If something doesn’t make sense to one of the men, Gaglardi says, “normally you can convince the other that the logic isn’t there and we shouldn’t do it.” Times do occur, however, when father and son are off kilter on a proposition. If one is unrelenting, Gaglardi insists, “the other will say, ‘well, go have at it.’”

His slip into sports-world parlance is apropos. As owner of the Dallas Stars (his mother, Karen, is Texan) and the Kamloops Blazers, he quips, “My dad never told me I couldn’t do anything, and I’ve had some stupid ideas like buying a hockey team – twice.”

A lifelong player himself and father of three boys who have all followed him onto the ice, Gaglardi – or Gags, as his teammates know him – has long desired to belong to the NHL owners’ club. In 2008, when his legal challenge against Francesco Aquilini over his deal to buy the Canucks failed (“obviously disappointing, but I’ve moved on,” he states, shutting down the subject), he bought the Stars last year. As he tucks into spaghetti and meatballs Gaglardi surmises, “It’s everything I thought it would be.”
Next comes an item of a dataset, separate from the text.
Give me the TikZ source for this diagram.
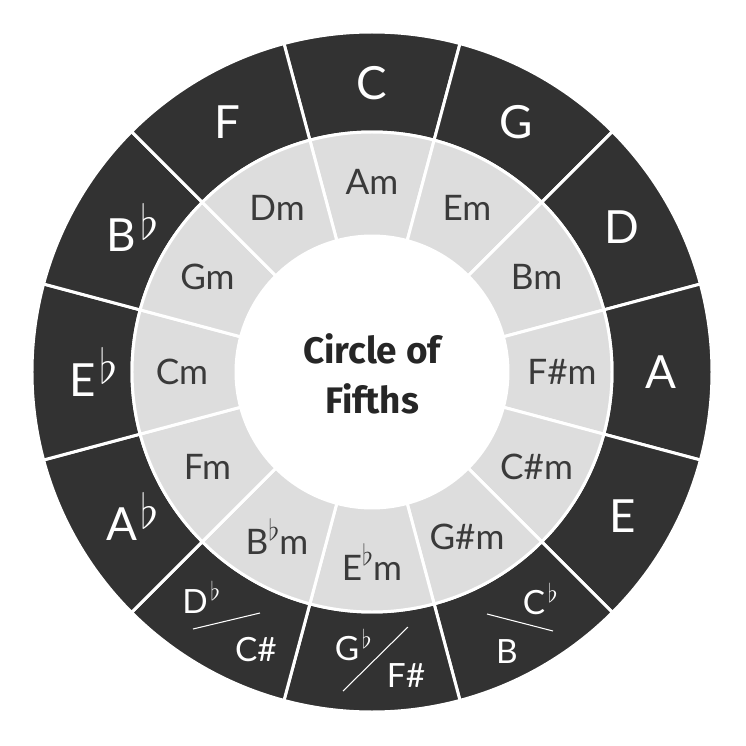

If hockey is all Gaglardi Junior’s, Revelstoke is tilted more towards his father. Northland had originally lent money to the B.C. ski hill, so when trouble loomed during the 2008 economic maelstrom the company decided to take it on. Mention a letter published in Revelstoke’s local newspaper this year suggesting that “it’s time to invest back into the mountain,” and he is clearly peeved. “It’s ridiculous how committed we are,” he says, adding that the town is where his great grandfather worked on the railway after emigrating from Italy. “I’m proud of the resort and my father likes the asset a lot, but if it had not been in B.C. we would have said, ‘You know what? We can get out of this, capture a bunch of our money and just write this off.’” Gaglardi is not sure when they will see a return on their investment. “My father’s heard me say, ‘I told you so’ a couple of times,” he adds. “We would have made way more money in our main industry.”

He laughs and admits it doesn’t help that he skis “like a hockey player.” Gaglardi returns to the topics of his favourite game and the notion of change. While watching his team in Dallas his box will buzz with around 20 people; in Kamloops it will be him, only – and some Molson Canadian. “Socializing is part of what I signed up for and I get that,” Gaglardi concludes, “but I’m just as happy to sit by myself. I guess you’re just different over time.”